Some have argued that understanding exponential growth is the most important knowledge a person can learn.  At the heart of any process is some number of ways in which elements can be combined. In crude terms we can think of it as combinations of elements, represented by a rapidly-growing list of ways things can go wrong in practice. In mixing ten colors together, we have 1024 basic ways to do it (2 to the 10th). If order matters in a process, it's even worse than exponential: the number of ways to list ten unique names is 10! = 3,628,600. It's essential to limit possibilities to only the essential ones if you want to avoid errors from unexpected conditions.
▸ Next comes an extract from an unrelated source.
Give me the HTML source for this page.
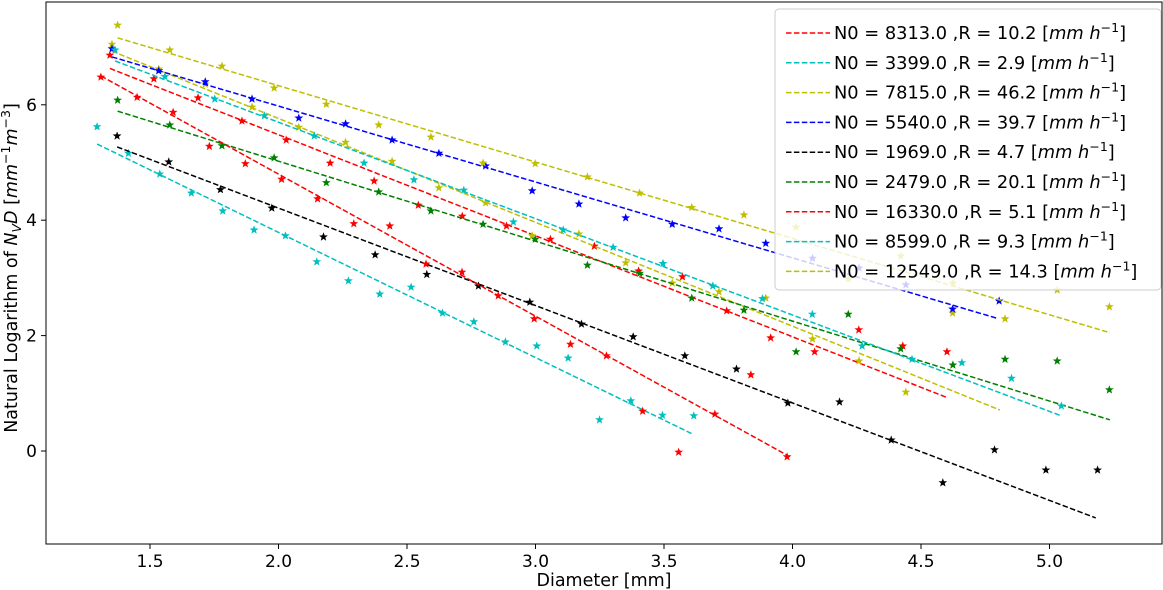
<!DOCTYPE html>
<html><head><meta charset="utf-8"><style>
html,body{margin:0;padding:0;background:#fff;}
svg{display:block;font-family:"DejaVu Sans","Liberation Sans",sans-serif;}
</style></head><body>
<svg id="chart" width="1163" height="590" viewBox="0 0 1163 590" xmlns="http://www.w3.org/2000/svg">
<rect x="0" y="0" width="1163" height="590" fill="#fff"/>
<g id="marks"></g>
<g id="axes"></g>
</svg>
<script>
// ---- data ----
const seriesColors = ["#ff0000","#00bfbf","#bfbf00","#0000ff","#000000","#008000","#ff0000","#00bfbf","#bfbf00"];
const seriesN0 = ["8313.0","3399.0","7815.0","5540.0","1969.0","2479.0","16330.0","8599.0","12549.0"];
const seriesR = ["10.2","2.9","46.2","39.7","4.7","20.1","5.1","9.3","14.3"];

const xRedA = [1.344,1.515,1.687,1.858,2.030,2.201,2.372,2.544,2.715,2.887,3.058,3.229,3.401,3.572,3.744,3.915,4.086,4.258,4.429,4.601];
const yRedA = [6.86,6.45,6.12,5.72,5.39,4.99,4.68,4.26,4.07,3.90,3.67,3.55,3.12,3.02,2.43,1.96,1.72,2.10,1.82,1.72];
const xCyanA = [1.294,1.416,1.538,1.661,1.783,1.905,2.027,2.149,2.272,2.394,2.516,2.638,2.760,2.883,3.005,3.127,3.249,3.371,3.494,3.616];
const yCyanA = [5.62,5.16,4.80,4.47,4.16,3.83,3.73,3.28,2.95,2.72,2.84,2.39,2.24,1.89,1.82,1.61,0.54,0.87,0.62,0.61];
const xYellowB = [1.352,1.534,1.715,1.897,2.079,2.261,2.442,2.624,2.806,2.987,3.169,3.351,3.532,3.714,3.896,4.078,4.259,4.441,4.623];
const yYellowB = [7.05,6.62,6.36,5.96,5.61,5.35,5.02,4.56,4.30,3.73,3.76,3.26,2.91,2.76,2.65,1.94,1.56,1.02,2.39];
const xBlue = [1.352,1.534,1.715,1.897,2.079,2.261,2.442,2.624,2.806,2.987,3.169,3.351,3.532,3.714,3.896,4.078,4.259,4.441,4.623,4.804];
const yBlue = [6.97,6.59,6.40,6.10,5.77,5.67,5.39,5.16,4.94,4.51,4.28,4.04,3.93,3.85,3.60,3.34,3.17,2.88,2.46,2.60];
const xBlack = [1.372,1.573,1.774,1.974,2.175,2.376,2.577,2.778,2.978,3.179,3.380,3.581,3.782,3.982,4.183,4.384,4.585,4.786,4.986,5.187];
const yBlack = [5.46,5.01,4.53,4.21,3.71,3.40,3.06,2.86,2.58,2.20,1.98,1.65,1.42,0.83,0.85,0.19,-0.55,0.02,-0.33,-0.33];
const xGreen = [1.374,1.577,1.780,1.983,2.186,2.390,2.593,2.796,2.999,3.202,3.405,3.608,3.811,4.014,4.217,4.421,4.624,4.827,5.030,5.233];
const yGreen = [6.08,5.65,5.29,5.08,4.65,4.49,4.16,3.93,3.67,3.22,3.08,2.65,2.44,1.72,2.37,1.77,1.49,1.59,1.56,1.06];
const xRedB = [1.309,1.450,1.590,1.731,1.871,2.012,2.152,2.293,2.433,2.574,2.714,2.855,2.995,3.136,3.276,3.417,3.557,3.698,3.838,3.979];
const yRedB = [6.48,6.13,5.87,5.28,4.98,4.71,4.37,3.94,3.90,3.24,3.10,2.69,2.29,1.85,1.65,0.69,-0.02,0.64,1.32,-0.10];
const xCyanB = [1.364,1.558,1.752,1.945,2.139,2.333,2.527,2.721,2.914,3.108,3.302,3.496,3.690,3.883,4.077,4.271,4.465,4.659,4.852,5.046];
const yCyanB = [6.95,6.49,6.10,5.81,5.46,4.99,4.70,4.52,3.97,3.83,3.53,3.25,2.86,2.64,2.37,1.82,1.59,1.53,1.26,0.78];
const xYellowA = [1.374,1.577,1.780,1.983,2.186,2.390,2.593,2.796,2.999,3.202,3.405,3.608,3.811,4.014,4.217,4.421,4.624,4.827,5.030,5.233];
const yYellowA = [7.38,6.95,6.67,6.29,6.01,5.65,5.44,4.99,4.98,4.75,4.47,4.22,4.09,3.88,2.98,3.38,2.91,2.29,2.79,2.50];

// fitted line endpoints per series
const fitX0 = [1.344,1.294,1.352,1.352,1.372,1.374,1.309,1.364,1.374];
const fitY0 = [6.63,5.32,6.93,6.83,5.27,5.89,6.50,6.76,7.16];
const fitX1 = [4.605,3.613,4.807,4.796,5.180,5.235,3.990,5.040,5.235];
const fitY1 = [0.92,0.29,0.71,2.30,-1.16,0.54,-0.10,0.62,2.05];

const xTicks = [1.5,2.0,2.5,3.0,3.5,4.0,4.5,5.0];
const xTickLabels = ["1.5","2.0","2.5","3.0","3.5","4.0","4.5","5.0"];
const yTicks = [0,2,4,6];
const yTickLabels = ["0","2","4","6"];

const seriesX = [xRedA,xCyanA,xYellowB,xBlue,xBlack,xGreen,xRedB,xCyanB,xYellowA];
const seriesY = [yRedA,yCyanA,yYellowB,yBlue,yBlack,yGreen,yRedB,yCyanB,yYellowA];
const seriesNames = ["red-a","cyan-a","yellow-b","blue","black","green","red-b","cyan-b","yellow-a"];

// ---- scales ----
const L=46,R=1162,T=2,B=544;
function sx(v){return 150+(v-1.5)*257;}
function sy(v){return 451-v*57.7;}
const NS="http://www.w3.org/2000/svg";
function mk(tag,attrs,parent){const e=document.createElementNS(NS,tag);for(const k in attrs)e.setAttribute(k,attrs[k]);parent.appendChild(e);return e;}
function starPts(cx,cy,r){let p=[];for(let i=0;i<10;i++){const a=-Math.PI/2+i*Math.PI/5;const rr=i%2?r*0.42:r;p.push((cx+rr*Math.cos(a)).toFixed(1)+","+(cy+rr*Math.sin(a)).toFixed(1));}return p.join(" ");}

const marks=document.getElementById('marks');
for(let s=0;s<seriesX.length;s++){
  const g=mk('g',{},marks);
  
  
  const ln=mk('line',{x1:sx(fitX0[s]),y1:sy(fitY0[s]),x2:sx(fitX1[s]),y2:sy(fitY1[s]),stroke:seriesColors[s],'stroke-width':1.5,'stroke-dasharray':'5.5,2.4'},g);
  
  
  for(let i=0;i<seriesX[s].length;i++){
    const st=mk('polygon',{points:starPts(sx(seriesX[s][i]),sy(seriesY[s][i]),4.6),fill:seriesColors[s]},g);
    
    
  }
}

// axes
const axes=document.getElementById('axes');
const frame=mk('rect',{x:L,y:T,width:R-L,height:B-T,fill:'none',stroke:'#000','stroke-width':1},axes);


xTicks.forEach((v,i)=>{
  mk('line',{x1:sx(v),y1:B,x2:sx(v),y2:B+5,stroke:'#000'},axes);
  const t=mk('text',{x:sx(v),y:B+23,'text-anchor':'middle','font-size':17},axes);
  t.textContent=xTickLabels[i];
  
  
});
yTicks.forEach((v,i)=>{
  mk('line',{x1:L-5,y1:sy(v),x2:L,y2:sy(v),stroke:'#000'},axes);
  const t=mk('text',{x:L-9,y:sy(v)+6,'text-anchor':'end','font-size':17},axes);
  t.textContent=yTickLabels[i];
  
  
});
</script>
<svg style="position:absolute;left:0;top:0" width="1163" height="590" xmlns="http://www.w3.org/2000/svg">
<text x="604" y="586" text-anchor="middle" font-size="17.5" font-family="DejaVu Sans, sans-serif">Diameter [mm]</text>
<text transform="translate(17,268) rotate(-90)" text-anchor="middle" font-size="17.5" font-family="DejaVu Sans, sans-serif">Natural Logarithm of <tspan font-style="italic">N</tspan><tspan font-style="italic" font-size="12.5" dy="4">V</tspan><tspan font-style="italic" dy="-4">D</tspan> [<tspan font-style="italic">mm</tspan><tspan font-size="12.5" dy="-7">−1</tspan><tspan font-style="italic" dy="7">m</tspan><tspan font-size="12.5" dy="-7">−3</tspan><tspan dy="7">]</tspan></text>
<g id="legend2"></g>
</svg>
<script>
const lg=document.getElementById('legend2');
const lr=mk('rect',{x:775,y:9,width:386,height:281,rx:4,fill:'#fff','fill-opacity':0.8,stroke:'#ccc','stroke-width':1},lg);


for(let s=0;s<seriesColors.length;s++){
  const y=33+s*29.8;
  const g=mk('g',{},lg);
  
  
  mk('line',{x1:786,y1:y,x2:830,y2:y,stroke:seriesColors[s],'stroke-width':1.5,'stroke-dasharray':'5.5,2.4'},g);
  const t=mk('text',{x:834,y:y+6,'font-size':17.8,'font-family':'DejaVu Sans, sans-serif'},g);
  t.innerHTML='N0 = '+seriesN0[s]+' ,R = '+seriesR[s]+' [<tspan font-style="italic">mm h</tspan><tspan font-size="12.5" dy="-7">−1</tspan><tspan dy="7">]</tspan>';
}
</script>
</body></html>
My eform solution is very simple. It uses standard html forms because there are already many resources for creating them. I standardize the forms with a few rules to reduce complexity. I use the OpenIGOR installation we already have to save them, and just added a new document type. So half of the problem is solved without hardly lifting a finger. Here are some of the remaining design elements:

  • A form itself is a template, like a Platonic ideal. It belongs to a group responsible for its maintenance, like Human Resources
  • Form elements (inputs) will have standardized names to enable global searches. So a person's first name will always be an input called "First".
  • Form data is created when someone fills out a form, either anonymously or as a logged-in user
  • Form data is stored in simple text files. Updates are appended with a time stamp, so the whole history of the form data will always exist.
  • The owner of the form data is the only one who can update data or take actions like deleting it.
  • There is view-only access that can be sent as a hyperlink, and exists automatically for anonymous submissions to a group.
  • Anonymous form data comes to the sponsor group to be claimed. 
  • All of the form data files viewable to a user are displayed on a simple interface that already existed to list paper forms. A sample is shown below.

A sample of the form is shown below. This is one that had data filled in from the stored file. It shows the transaction history. This is all test data.

One of the nice things about this project is that it has led me to ask "why?" with respect to current processes. Rather than blindly reproducing some paper chase with an electronic version, it's good to step back and see if there's not a better way. For example, at the end of a term, adjuncts have to chase around to about eight departments to get signatures to show they've turned in grades, evaluations, etc., before they can pick up a check. This is a pain for everybody. Why not turn that process 90 degrees and simply create a global approval table that can be updated by each of those eight administrators? This would cut out more than half the work, and allow the process to pick out only those adjuncts who have some problem or another in compliance.